Lynette Yiadom-Boakye completed her post-graduate course at the RA. A decade on, she is nominated for one of the art world’s most prestigious awards.

  • Lynette Yiadom-Boakye was today announced as a nominee for the Turner Prize 2013, a decade after she completed a post-graduate course at the Royal Academy Schools. The London-based painter’s inclusion in the shortlist is on the back of her stand-out show last year at the city’s Chisenhale Gallery. I interviewed the artist at the time about her portraits of fictitious figures.

  • Lynette Yiadom-Boakye, Midnight, Cadiz

    Lynette Yiadom-Boakye, Midnight, Cadiz, 2013.

    Courtesy: Corvi-Mora, London and Jack Shainman Gallery, New York. Photo: Marcus Leith, London..

  • Laure Prouvost in another emerging talent that will feature in the Turner Prize exhibition, which this year is hosted in Derry as part of its role as the UK City of Culture 2013. The young French-born artist blended history and fiction in dizzying fashion in her mixed-media installation piece about Kurt Schwitters, which is on view in the current Tate Britain exhibition about the Dada-driven artist’s period in England.

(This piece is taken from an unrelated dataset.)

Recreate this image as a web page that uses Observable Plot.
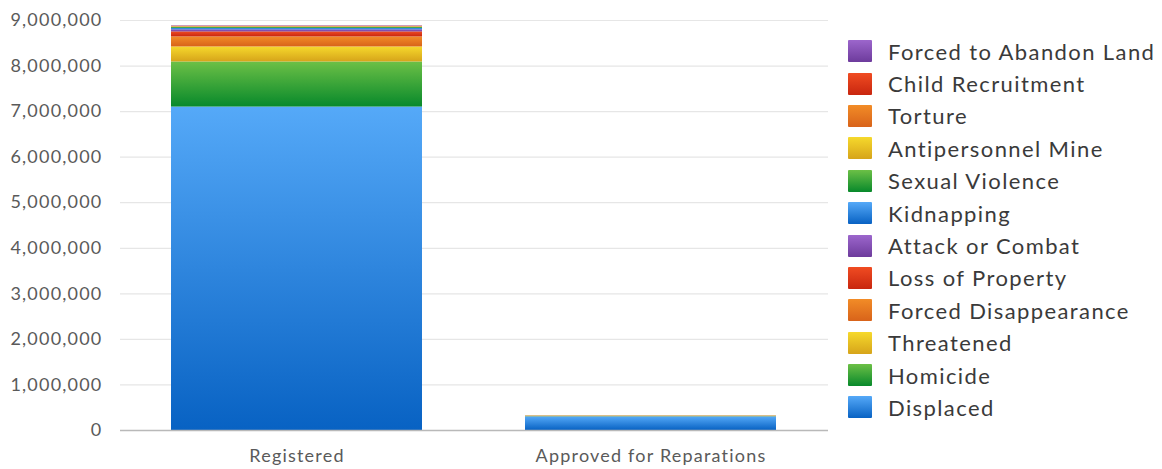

    The “is it art?” question will this year be asked about the work of Tino Sehgal, the British-born Berlin-based artist whose works, rather than objects, are the encounters between people he facilitates. Headlines were grabbed by his commission for Tate Modern’s Turbine Hall this year, in which a group of performers’ movements and conversations with the general public were part-choreographed, part-improvised. But more effective in my view was his piece for Documenta 13, This Variation, where performers and the audience were plunged into total darkness together.

  • Tino Sehgal and participants of These Associations

    Tino Sehgal and participants of These Associations

    Photo courtesy of Johnny Green

  • Sehgal is perhaps the most successful of the artists on the list – in terms, at least, of his blue-chip status within the current art world – but the most established figure included is the humourist David Shrigley. I’ve always loved his illustrations, which are pitched at just the right frequencies of laugh-out wit, acute irony and bathos. His now-mature blend of absurdity and conceptualism came to the fore in his recent Hayward Gallery mid-career survey show.

    The money will be on Sehgal, but the RA Schools will be rooting for one of its own.